**Work to do:** Repeat, exactly as written, every line from the one holding "Write a web" through the one holding "const y = d3.scaleLinear().domain(yDomain).range([plotH, 0]);". Leave out all other lines.

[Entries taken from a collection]
————

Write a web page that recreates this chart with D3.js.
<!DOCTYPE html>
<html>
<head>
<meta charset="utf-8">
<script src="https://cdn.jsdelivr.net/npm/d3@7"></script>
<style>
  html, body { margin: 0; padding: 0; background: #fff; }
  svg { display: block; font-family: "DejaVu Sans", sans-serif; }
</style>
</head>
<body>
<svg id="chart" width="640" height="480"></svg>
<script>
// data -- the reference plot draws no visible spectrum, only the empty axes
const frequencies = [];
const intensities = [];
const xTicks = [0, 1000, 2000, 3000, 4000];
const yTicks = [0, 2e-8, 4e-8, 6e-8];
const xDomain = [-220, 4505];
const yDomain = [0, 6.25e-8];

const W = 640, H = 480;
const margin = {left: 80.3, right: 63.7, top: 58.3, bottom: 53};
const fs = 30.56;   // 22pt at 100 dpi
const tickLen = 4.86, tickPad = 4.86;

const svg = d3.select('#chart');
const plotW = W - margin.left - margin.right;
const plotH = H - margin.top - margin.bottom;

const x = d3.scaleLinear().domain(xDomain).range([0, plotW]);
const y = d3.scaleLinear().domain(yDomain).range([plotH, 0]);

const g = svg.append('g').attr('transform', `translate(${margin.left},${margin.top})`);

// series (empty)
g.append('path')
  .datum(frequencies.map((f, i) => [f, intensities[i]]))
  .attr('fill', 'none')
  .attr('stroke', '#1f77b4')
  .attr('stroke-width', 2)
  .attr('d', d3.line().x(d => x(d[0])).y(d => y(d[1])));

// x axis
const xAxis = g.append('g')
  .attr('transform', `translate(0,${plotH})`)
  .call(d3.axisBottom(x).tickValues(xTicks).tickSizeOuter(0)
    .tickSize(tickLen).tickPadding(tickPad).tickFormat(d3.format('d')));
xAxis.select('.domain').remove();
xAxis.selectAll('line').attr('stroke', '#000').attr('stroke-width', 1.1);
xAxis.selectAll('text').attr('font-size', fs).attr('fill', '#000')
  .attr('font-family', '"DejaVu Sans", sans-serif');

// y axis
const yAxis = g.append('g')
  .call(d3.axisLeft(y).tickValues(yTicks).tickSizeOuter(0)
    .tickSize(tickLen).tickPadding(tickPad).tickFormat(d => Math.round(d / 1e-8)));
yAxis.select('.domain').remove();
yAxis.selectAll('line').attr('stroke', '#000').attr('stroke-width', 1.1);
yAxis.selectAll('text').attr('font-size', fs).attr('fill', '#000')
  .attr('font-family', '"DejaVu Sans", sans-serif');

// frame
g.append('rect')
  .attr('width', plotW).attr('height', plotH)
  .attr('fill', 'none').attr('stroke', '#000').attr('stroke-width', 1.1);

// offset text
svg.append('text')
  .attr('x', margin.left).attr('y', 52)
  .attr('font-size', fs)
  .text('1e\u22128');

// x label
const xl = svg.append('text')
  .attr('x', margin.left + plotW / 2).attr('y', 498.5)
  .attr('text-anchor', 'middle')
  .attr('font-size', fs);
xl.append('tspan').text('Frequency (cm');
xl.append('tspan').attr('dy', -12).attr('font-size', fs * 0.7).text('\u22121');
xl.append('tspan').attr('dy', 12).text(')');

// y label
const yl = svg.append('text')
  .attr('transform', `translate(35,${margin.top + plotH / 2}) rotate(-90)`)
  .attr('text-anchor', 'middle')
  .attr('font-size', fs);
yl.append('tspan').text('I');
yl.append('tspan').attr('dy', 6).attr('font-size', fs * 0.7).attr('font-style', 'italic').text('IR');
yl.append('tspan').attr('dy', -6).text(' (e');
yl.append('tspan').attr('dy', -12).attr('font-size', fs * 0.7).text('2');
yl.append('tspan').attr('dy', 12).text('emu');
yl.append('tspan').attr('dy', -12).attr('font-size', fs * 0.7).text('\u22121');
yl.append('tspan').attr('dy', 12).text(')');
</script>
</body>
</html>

————

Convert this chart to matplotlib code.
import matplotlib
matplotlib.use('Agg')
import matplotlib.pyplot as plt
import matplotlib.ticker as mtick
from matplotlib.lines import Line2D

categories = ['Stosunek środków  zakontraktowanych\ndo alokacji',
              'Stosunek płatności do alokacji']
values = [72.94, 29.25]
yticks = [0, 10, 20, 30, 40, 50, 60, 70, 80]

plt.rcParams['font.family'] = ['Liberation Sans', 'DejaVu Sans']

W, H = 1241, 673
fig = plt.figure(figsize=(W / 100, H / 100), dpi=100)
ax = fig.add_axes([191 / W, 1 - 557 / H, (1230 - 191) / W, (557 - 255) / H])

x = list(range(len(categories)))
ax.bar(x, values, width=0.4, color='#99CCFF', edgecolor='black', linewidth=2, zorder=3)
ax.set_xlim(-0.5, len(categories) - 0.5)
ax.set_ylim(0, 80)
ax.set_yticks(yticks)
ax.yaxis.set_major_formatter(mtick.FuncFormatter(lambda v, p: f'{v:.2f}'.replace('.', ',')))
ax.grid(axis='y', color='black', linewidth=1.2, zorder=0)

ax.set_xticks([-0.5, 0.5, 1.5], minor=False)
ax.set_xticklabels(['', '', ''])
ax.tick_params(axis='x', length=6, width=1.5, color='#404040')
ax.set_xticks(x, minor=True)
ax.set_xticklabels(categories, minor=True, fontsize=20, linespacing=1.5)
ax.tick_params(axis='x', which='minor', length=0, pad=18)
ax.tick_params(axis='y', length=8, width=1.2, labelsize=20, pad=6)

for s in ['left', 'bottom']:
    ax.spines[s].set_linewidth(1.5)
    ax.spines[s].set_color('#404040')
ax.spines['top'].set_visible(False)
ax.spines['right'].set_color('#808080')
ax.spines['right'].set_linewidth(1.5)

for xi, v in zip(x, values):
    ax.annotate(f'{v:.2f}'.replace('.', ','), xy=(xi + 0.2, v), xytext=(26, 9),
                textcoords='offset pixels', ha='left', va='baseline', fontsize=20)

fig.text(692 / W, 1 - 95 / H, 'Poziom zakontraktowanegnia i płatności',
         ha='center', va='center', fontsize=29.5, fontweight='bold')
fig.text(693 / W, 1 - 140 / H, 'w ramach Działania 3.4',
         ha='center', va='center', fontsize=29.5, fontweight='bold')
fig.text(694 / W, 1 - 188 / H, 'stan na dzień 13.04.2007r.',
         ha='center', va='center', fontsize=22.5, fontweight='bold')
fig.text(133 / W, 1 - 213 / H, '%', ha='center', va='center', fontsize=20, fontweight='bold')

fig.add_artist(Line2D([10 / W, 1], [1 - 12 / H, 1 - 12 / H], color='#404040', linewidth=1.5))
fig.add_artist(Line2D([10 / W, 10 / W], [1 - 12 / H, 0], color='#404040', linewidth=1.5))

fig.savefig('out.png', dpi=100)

————

**The solution:**
Write a web page that recreates this chart with D3.js.
<!DOCTYPE html>
<html>
<head>
<meta charset="utf-8">
<script src="https://cdn.jsdelivr.net/npm/d3@7"></script>
<style>
  html, body { margin: 0; padding: 0; background: #fff; }
  svg { display: block; font-family: "DejaVu Sans", sans-serif; }
</style>
</head>
<body>
<svg id="chart" width="640" height="480"></svg>
<script>
// data -- the reference plot draws no visible spectrum, only the empty axes
const frequencies = [];
const intensities = [];
const xTicks = [0, 1000, 2000, 3000, 4000];
const yTicks = [0, 2e-8, 4e-8, 6e-8];
const xDomain = [-220, 4505];
const yDomain = [0, 6.25e-8];

const W = 640, H = 480;
const margin = {left: 80.3, right: 63.7, top: 58.3, bottom: 53};
const fs = 30.56;   // 22pt at 100 dpi
const tickLen = 4.86, tickPad = 4.86;

const svg = d3.select('#chart');
const plotW = W - margin.left - margin.right;
const plotH = H - margin.top - margin.bottom;

const x = d3.scaleLinear().domain(xDomain).range([0, plotW]);
const y = d3.scaleLinear().domain(yDomain).range([plotH, 0]);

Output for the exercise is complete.